(Entries with chart source code)
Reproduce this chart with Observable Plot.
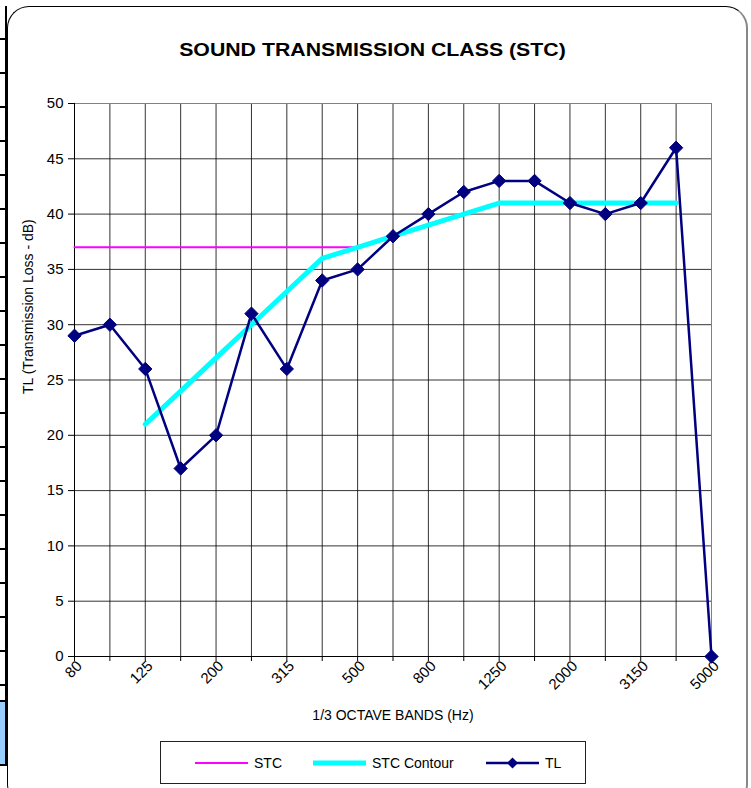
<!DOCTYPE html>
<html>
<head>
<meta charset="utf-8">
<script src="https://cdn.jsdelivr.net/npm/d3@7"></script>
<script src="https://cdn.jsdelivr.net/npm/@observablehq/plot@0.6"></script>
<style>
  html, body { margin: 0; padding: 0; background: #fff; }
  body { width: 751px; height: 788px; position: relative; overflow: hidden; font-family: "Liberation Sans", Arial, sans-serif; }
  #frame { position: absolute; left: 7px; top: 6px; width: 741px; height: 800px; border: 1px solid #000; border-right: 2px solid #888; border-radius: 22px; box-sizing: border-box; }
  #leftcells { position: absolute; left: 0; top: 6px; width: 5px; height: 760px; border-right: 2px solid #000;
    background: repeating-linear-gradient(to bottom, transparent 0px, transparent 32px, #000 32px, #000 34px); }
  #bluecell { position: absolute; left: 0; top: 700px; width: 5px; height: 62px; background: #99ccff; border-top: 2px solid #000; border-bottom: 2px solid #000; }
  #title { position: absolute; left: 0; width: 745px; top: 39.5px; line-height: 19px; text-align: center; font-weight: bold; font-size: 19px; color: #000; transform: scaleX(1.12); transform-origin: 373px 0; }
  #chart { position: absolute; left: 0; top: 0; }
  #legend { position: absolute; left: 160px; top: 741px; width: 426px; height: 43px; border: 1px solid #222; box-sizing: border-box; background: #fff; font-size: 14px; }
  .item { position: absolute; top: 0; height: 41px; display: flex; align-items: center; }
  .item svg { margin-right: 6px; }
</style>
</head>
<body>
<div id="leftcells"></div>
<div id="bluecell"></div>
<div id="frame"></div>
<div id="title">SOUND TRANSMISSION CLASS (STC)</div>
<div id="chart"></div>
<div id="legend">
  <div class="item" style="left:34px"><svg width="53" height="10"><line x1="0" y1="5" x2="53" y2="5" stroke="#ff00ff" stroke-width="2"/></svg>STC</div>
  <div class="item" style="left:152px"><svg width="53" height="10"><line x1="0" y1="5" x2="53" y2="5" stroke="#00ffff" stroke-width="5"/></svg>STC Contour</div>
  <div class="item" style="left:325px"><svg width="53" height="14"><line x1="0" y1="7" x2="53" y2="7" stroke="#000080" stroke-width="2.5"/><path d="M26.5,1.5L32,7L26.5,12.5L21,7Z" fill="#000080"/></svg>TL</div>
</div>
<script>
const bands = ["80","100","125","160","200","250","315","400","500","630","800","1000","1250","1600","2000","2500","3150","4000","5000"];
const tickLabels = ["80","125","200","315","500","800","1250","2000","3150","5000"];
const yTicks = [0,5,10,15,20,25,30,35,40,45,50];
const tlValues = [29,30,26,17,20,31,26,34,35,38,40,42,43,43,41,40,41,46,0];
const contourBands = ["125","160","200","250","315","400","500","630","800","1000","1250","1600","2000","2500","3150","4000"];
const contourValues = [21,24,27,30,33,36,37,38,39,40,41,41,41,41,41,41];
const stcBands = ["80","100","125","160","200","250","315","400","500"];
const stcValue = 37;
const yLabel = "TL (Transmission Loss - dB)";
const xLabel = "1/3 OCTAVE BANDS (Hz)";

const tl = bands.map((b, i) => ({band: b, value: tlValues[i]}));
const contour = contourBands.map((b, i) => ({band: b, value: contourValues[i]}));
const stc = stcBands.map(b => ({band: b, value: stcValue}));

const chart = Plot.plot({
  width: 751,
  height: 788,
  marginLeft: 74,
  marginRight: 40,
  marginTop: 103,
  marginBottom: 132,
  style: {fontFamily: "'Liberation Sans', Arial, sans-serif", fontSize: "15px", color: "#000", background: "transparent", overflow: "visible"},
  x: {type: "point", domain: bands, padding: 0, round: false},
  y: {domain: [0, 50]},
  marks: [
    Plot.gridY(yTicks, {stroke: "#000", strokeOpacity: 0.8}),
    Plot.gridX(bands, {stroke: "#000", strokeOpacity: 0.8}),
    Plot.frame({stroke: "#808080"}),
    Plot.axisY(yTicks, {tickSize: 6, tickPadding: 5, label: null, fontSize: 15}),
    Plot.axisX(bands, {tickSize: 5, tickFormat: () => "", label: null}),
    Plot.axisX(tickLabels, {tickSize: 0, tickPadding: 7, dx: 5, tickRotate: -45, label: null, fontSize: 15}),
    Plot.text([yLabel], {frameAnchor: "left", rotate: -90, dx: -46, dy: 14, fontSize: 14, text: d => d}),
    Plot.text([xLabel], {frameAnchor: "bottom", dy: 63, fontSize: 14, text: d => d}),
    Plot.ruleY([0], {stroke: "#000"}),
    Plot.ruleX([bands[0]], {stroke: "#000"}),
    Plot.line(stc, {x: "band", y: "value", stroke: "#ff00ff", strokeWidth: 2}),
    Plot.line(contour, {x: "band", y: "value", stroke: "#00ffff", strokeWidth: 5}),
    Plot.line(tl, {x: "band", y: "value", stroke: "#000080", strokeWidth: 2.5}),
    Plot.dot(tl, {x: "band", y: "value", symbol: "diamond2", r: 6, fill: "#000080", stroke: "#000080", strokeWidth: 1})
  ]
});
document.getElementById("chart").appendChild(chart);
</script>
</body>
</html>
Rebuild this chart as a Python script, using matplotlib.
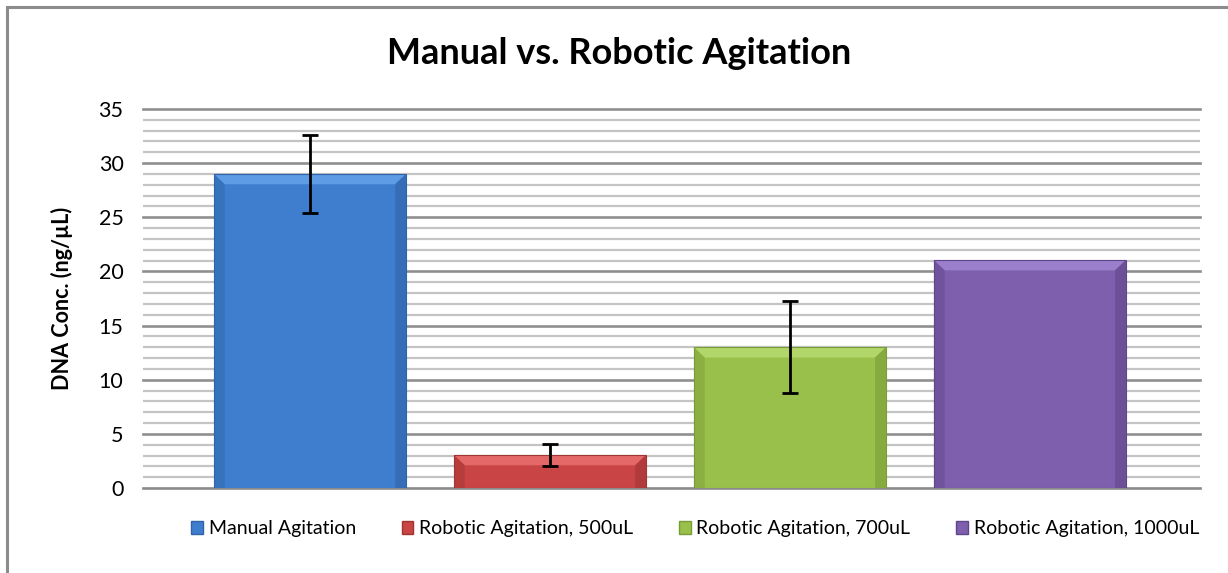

_What you need to do:_
Search the entries for the word "this" and copy every line that has it.

_Reply:_
Reproduce this chart with Observable Plot.
Rebuild this chart as a Python script, using matplotlib.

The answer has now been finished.